AIM:
Find how many lines of the listing below include the word "this", then report the number by itself.

##### EXTRACTED RECORDS #####

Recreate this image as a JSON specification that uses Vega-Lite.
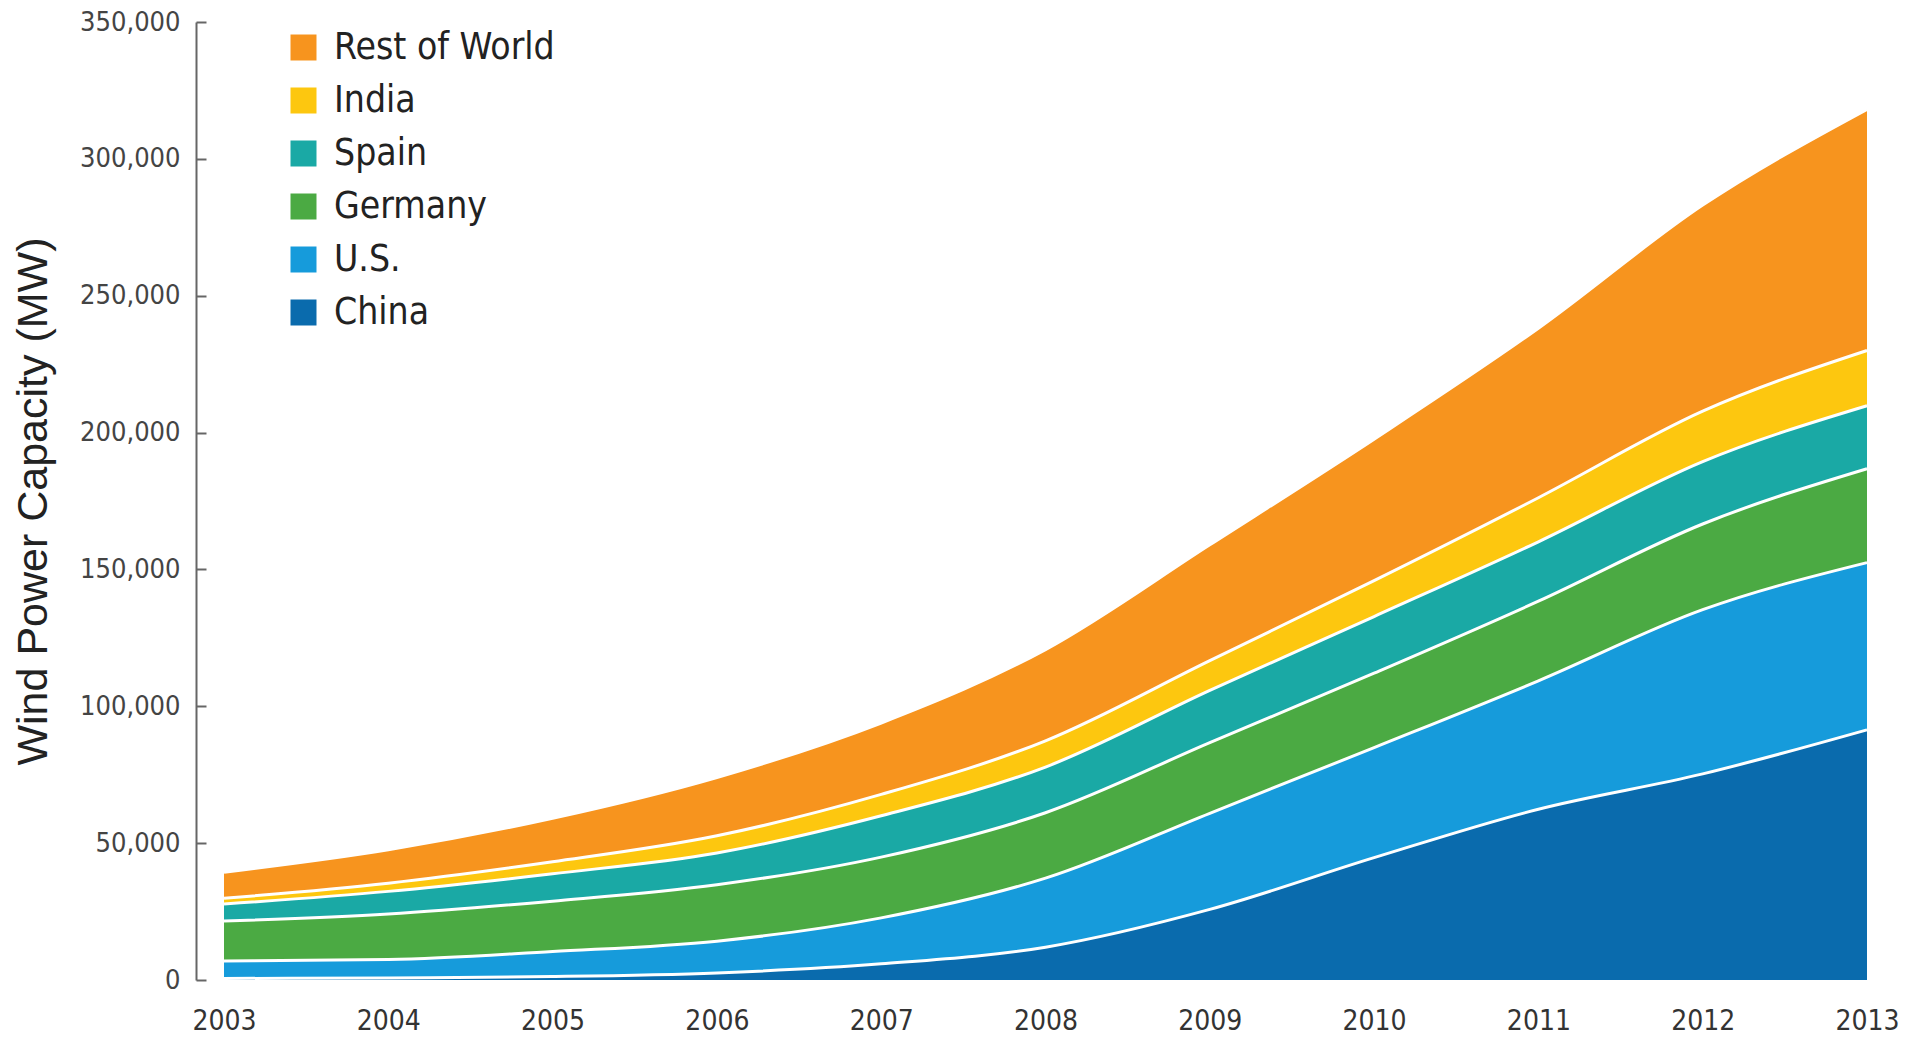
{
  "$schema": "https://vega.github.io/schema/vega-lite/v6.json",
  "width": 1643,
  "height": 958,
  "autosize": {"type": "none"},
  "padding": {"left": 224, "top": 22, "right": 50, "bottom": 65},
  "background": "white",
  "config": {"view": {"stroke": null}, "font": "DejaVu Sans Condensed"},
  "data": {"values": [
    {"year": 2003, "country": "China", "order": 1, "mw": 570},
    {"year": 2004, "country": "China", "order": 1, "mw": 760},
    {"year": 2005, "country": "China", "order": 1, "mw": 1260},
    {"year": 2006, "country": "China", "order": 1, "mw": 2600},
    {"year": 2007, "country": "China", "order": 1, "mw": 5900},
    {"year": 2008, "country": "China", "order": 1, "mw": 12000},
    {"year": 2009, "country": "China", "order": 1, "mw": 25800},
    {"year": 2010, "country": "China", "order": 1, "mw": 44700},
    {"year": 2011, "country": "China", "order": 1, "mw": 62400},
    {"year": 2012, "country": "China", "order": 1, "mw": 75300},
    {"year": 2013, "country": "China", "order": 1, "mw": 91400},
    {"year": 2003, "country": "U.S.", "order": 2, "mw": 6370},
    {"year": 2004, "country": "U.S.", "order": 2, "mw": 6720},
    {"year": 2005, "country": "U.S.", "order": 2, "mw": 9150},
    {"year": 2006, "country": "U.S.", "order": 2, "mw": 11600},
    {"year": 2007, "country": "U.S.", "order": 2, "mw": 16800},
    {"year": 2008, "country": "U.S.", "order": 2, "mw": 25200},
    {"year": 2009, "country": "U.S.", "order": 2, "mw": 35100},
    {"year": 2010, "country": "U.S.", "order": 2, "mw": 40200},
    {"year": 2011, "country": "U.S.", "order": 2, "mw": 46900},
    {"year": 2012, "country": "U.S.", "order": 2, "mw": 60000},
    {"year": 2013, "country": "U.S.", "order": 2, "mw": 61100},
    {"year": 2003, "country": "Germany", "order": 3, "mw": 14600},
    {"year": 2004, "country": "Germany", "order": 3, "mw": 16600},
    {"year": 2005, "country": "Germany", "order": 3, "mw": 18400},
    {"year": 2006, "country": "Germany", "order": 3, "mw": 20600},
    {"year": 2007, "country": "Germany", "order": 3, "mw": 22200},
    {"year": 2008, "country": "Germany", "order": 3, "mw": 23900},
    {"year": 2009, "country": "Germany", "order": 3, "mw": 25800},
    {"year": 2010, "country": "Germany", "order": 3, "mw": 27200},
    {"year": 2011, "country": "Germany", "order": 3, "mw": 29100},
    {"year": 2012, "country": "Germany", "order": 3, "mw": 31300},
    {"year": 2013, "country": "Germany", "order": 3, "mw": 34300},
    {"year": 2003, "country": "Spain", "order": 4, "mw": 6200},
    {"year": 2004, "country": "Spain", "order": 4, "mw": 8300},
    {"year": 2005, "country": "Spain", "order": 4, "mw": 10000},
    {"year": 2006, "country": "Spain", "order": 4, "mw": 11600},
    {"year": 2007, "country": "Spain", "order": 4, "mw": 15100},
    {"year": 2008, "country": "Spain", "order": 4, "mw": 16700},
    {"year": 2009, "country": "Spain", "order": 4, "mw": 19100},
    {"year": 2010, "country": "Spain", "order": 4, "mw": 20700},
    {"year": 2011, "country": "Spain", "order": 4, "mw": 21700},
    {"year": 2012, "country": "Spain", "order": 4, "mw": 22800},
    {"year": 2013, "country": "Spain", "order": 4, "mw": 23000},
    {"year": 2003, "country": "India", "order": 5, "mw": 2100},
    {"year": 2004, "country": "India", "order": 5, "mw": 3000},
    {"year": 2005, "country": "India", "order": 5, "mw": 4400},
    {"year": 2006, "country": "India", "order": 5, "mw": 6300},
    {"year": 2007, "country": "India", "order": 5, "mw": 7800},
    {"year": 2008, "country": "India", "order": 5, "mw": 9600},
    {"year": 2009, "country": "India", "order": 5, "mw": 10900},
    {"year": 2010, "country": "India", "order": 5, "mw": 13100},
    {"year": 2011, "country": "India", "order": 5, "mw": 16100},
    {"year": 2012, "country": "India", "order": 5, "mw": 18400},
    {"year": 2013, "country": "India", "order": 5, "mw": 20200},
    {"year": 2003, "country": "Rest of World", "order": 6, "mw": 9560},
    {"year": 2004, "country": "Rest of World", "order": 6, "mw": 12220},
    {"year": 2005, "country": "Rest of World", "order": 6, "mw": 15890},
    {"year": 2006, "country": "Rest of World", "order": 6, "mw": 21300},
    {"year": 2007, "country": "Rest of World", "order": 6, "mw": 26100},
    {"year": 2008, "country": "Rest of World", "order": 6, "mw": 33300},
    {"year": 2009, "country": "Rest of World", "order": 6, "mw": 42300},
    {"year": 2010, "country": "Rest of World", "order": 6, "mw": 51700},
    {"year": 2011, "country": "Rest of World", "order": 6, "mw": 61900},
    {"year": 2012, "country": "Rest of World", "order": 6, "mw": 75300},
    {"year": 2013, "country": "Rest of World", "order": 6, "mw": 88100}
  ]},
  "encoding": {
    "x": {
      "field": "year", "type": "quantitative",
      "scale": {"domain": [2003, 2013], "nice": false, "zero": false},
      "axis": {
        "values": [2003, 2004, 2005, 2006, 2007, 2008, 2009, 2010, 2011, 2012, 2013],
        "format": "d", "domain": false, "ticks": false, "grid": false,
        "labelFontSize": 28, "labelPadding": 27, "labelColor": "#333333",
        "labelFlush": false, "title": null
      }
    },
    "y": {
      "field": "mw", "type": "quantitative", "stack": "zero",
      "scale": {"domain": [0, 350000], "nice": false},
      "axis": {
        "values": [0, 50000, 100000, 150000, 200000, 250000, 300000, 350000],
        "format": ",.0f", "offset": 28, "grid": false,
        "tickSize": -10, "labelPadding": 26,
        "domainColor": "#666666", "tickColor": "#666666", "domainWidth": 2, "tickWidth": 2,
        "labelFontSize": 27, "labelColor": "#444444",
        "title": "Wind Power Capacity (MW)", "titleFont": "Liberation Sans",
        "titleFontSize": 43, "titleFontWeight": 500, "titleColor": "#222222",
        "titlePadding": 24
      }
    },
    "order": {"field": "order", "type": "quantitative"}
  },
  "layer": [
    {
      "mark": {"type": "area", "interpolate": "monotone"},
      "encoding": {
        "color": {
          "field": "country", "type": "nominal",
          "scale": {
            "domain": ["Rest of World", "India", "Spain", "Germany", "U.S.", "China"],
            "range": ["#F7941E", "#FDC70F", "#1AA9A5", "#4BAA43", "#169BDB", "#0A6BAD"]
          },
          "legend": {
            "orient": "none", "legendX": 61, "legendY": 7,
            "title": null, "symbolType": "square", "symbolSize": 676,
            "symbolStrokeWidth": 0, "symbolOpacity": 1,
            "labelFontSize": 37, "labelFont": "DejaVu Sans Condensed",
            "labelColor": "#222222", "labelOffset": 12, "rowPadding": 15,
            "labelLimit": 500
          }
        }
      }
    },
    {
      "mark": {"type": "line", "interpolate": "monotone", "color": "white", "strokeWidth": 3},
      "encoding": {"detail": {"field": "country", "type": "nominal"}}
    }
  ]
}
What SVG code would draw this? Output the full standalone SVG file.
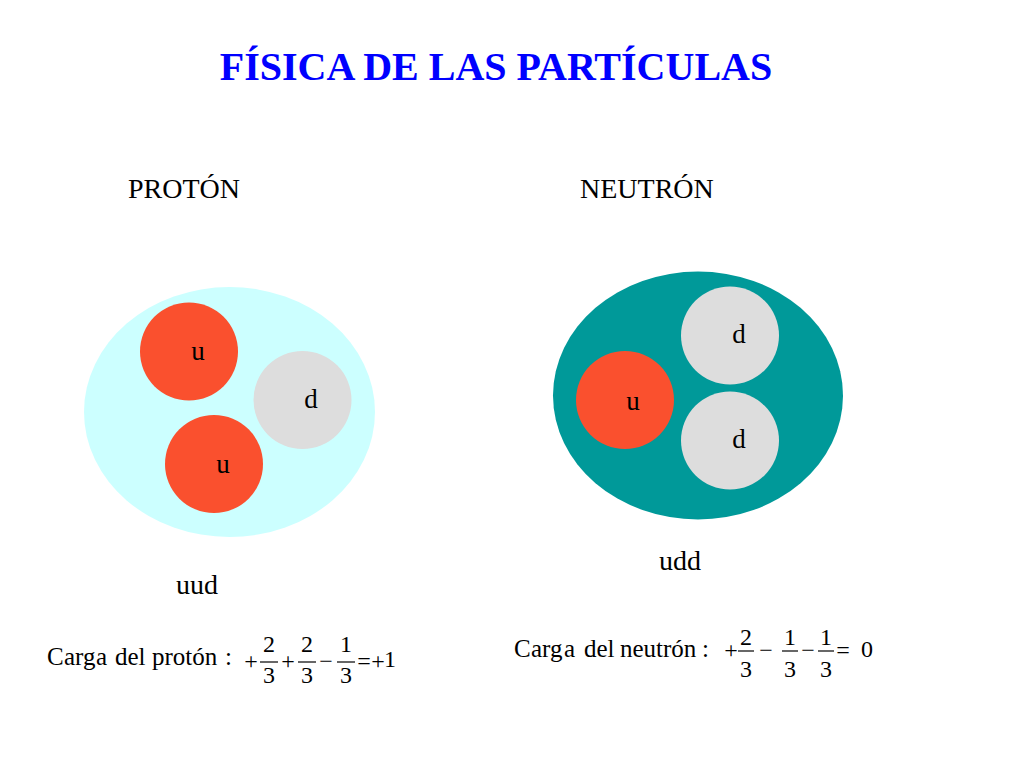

#####

EXERCISE ANSWER:
2